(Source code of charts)
____________________
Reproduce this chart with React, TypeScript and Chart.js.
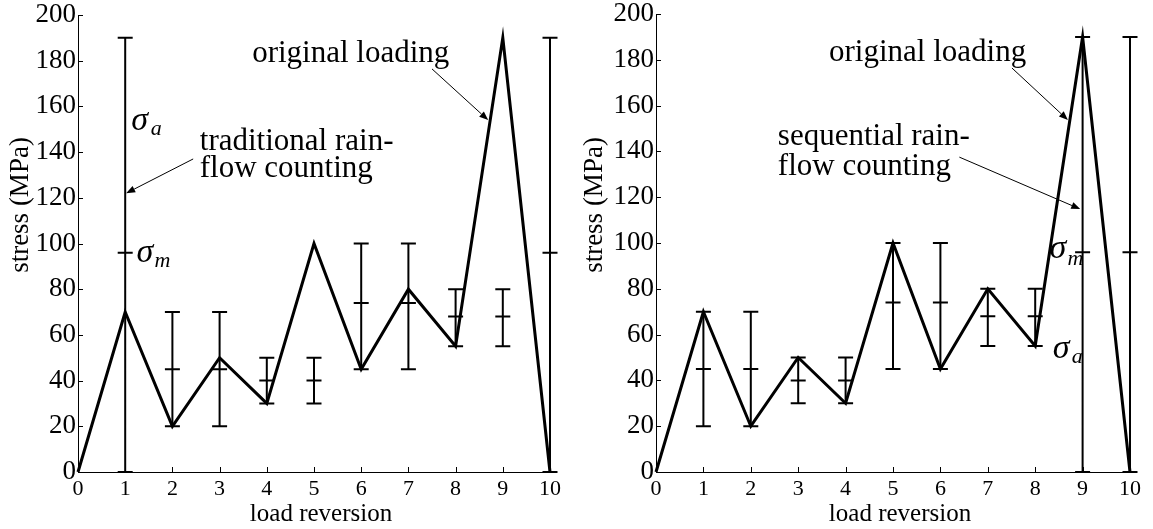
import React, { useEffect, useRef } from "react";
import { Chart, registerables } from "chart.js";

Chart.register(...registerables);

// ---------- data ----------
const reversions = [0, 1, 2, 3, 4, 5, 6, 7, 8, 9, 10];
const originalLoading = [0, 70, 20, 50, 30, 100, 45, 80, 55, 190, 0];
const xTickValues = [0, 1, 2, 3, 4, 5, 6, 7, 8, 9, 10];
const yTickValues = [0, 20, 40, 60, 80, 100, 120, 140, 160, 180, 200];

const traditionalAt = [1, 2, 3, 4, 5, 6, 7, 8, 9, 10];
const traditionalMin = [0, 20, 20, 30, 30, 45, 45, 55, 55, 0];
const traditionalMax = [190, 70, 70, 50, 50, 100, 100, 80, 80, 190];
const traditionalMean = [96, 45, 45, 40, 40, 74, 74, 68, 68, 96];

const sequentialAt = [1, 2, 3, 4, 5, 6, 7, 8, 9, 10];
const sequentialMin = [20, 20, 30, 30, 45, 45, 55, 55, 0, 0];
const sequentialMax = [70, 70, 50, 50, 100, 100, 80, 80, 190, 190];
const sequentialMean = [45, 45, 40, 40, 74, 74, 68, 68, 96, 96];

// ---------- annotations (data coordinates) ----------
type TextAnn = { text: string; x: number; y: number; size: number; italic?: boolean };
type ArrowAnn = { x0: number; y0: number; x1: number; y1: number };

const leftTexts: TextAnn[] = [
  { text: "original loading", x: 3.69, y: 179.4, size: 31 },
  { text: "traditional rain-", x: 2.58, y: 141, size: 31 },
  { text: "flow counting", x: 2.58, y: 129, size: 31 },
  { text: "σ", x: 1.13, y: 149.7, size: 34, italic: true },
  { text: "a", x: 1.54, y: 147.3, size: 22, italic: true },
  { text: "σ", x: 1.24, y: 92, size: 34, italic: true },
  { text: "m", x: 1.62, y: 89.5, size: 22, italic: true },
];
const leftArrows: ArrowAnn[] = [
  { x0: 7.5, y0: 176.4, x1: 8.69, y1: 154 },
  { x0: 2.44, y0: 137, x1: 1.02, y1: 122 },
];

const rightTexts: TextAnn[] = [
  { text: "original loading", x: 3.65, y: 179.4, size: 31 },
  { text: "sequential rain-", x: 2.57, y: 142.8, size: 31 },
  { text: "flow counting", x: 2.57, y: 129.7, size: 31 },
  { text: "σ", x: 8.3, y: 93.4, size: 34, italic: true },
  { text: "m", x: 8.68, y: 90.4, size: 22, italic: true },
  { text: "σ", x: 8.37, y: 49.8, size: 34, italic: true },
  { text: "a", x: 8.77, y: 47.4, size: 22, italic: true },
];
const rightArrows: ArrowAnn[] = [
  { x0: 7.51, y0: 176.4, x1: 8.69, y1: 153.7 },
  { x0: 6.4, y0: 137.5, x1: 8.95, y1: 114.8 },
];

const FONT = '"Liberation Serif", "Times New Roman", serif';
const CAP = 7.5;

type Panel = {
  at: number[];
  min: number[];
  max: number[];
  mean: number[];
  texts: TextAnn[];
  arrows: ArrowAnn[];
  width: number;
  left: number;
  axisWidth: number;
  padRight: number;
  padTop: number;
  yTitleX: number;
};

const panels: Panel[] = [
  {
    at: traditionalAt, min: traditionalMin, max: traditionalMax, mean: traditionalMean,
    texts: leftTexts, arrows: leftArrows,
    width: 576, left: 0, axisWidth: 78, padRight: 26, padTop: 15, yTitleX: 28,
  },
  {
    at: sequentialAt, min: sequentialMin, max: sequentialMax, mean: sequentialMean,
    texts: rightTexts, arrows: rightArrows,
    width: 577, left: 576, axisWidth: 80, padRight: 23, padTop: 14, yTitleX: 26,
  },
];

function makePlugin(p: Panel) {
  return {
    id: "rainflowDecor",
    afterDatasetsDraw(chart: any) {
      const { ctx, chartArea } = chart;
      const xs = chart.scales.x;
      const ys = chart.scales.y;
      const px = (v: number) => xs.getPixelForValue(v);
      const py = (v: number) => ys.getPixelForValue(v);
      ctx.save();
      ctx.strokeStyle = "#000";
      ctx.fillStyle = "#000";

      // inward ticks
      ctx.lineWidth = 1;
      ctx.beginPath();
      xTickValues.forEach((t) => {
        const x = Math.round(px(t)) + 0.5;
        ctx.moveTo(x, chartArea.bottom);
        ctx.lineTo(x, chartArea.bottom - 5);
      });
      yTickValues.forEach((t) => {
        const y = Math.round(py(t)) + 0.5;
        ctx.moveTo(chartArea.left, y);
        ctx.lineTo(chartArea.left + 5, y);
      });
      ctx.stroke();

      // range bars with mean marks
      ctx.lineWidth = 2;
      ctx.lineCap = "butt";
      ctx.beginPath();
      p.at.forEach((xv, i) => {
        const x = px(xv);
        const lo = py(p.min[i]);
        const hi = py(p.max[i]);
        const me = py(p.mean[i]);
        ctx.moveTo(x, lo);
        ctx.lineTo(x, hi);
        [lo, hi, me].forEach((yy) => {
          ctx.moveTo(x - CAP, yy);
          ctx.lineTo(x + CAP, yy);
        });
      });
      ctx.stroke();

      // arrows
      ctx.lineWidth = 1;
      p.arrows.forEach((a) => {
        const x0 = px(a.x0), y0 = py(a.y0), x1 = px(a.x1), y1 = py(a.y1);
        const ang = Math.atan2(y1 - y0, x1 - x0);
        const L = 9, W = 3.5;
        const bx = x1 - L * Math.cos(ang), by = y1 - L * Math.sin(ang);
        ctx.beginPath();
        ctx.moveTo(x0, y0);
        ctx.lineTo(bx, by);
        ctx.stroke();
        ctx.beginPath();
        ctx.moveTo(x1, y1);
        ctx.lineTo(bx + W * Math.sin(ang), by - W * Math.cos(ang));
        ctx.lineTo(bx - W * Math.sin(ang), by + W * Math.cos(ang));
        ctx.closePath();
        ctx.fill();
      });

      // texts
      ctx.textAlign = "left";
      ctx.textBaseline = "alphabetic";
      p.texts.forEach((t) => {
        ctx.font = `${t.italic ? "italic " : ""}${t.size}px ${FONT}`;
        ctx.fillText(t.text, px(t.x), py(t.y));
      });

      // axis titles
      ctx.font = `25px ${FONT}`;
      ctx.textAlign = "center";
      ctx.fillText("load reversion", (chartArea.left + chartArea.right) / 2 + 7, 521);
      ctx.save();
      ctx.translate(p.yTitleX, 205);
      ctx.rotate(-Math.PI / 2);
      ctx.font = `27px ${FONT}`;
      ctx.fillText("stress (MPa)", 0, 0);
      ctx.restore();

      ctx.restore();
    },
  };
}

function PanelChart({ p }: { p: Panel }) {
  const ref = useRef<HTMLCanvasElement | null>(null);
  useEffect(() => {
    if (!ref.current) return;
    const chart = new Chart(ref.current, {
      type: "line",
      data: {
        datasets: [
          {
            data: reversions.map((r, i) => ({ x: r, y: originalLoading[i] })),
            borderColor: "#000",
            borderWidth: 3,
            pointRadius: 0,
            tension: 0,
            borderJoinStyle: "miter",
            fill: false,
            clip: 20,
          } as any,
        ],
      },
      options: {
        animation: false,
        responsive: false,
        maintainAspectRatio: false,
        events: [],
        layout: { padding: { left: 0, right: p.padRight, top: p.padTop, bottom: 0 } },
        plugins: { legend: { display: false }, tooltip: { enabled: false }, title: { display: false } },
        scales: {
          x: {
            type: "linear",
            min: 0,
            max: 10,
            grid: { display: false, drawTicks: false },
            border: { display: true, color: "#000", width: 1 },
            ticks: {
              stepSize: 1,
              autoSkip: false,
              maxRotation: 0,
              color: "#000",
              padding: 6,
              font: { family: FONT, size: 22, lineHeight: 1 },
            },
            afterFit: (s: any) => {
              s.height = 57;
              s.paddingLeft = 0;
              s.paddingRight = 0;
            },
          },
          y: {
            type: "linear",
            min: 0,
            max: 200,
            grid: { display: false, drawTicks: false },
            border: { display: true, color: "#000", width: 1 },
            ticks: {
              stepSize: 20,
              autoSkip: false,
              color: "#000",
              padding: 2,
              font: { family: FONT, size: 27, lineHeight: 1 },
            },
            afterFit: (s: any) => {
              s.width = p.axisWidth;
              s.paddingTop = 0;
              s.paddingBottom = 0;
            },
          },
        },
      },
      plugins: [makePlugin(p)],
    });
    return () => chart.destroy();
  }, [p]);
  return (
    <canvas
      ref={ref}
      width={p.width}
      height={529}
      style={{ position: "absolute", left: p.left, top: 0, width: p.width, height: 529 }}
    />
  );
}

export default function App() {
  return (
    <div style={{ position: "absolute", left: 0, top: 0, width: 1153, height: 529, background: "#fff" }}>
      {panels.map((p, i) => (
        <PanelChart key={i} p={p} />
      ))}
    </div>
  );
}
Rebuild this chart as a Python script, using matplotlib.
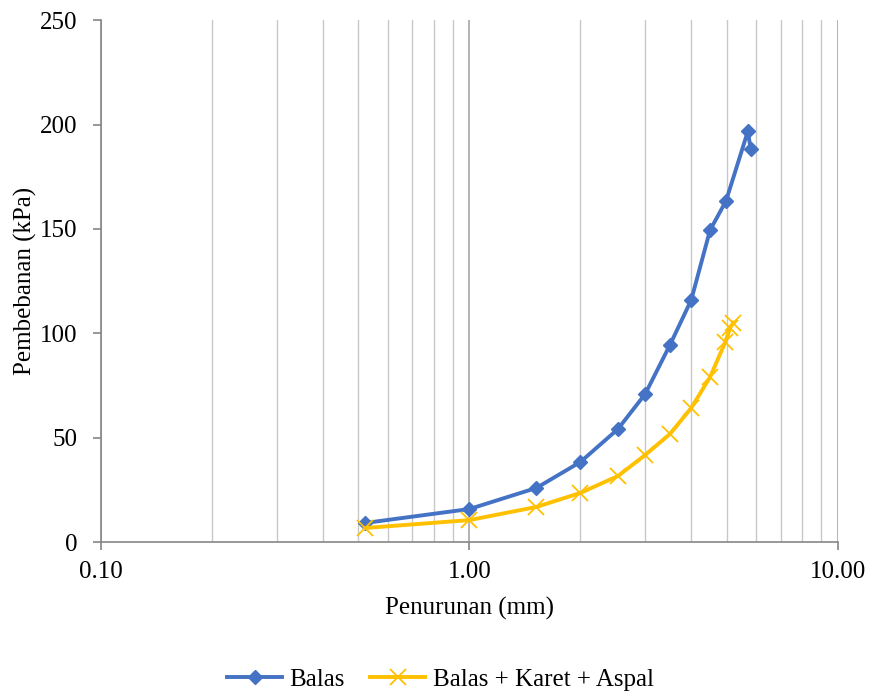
____________________
> **Aim of the task**
Quote the records above exactly, from the first line through the line containing "160, 180, 200];", and leave out the pictures.

> **The completed task**
Reproduce this chart with React, TypeScript and Chart.js.
import React, { useEffect, useRef } from "react";
import { Chart, registerables } from "chart.js";

Chart.register(...registerables);

// ---------- data ----------
const reversions = [0, 1, 2, 3, 4, 5, 6, 7, 8, 9, 10];
const originalLoading = [0, 70, 20, 50, 30, 100, 45, 80, 55, 190, 0];
const xTickValues = [0, 1, 2, 3, 4, 5, 6, 7, 8, 9, 10];
const yTickValues = [0, 20, 40, 60, 80, 100, 120, 140, 160, 180, 200];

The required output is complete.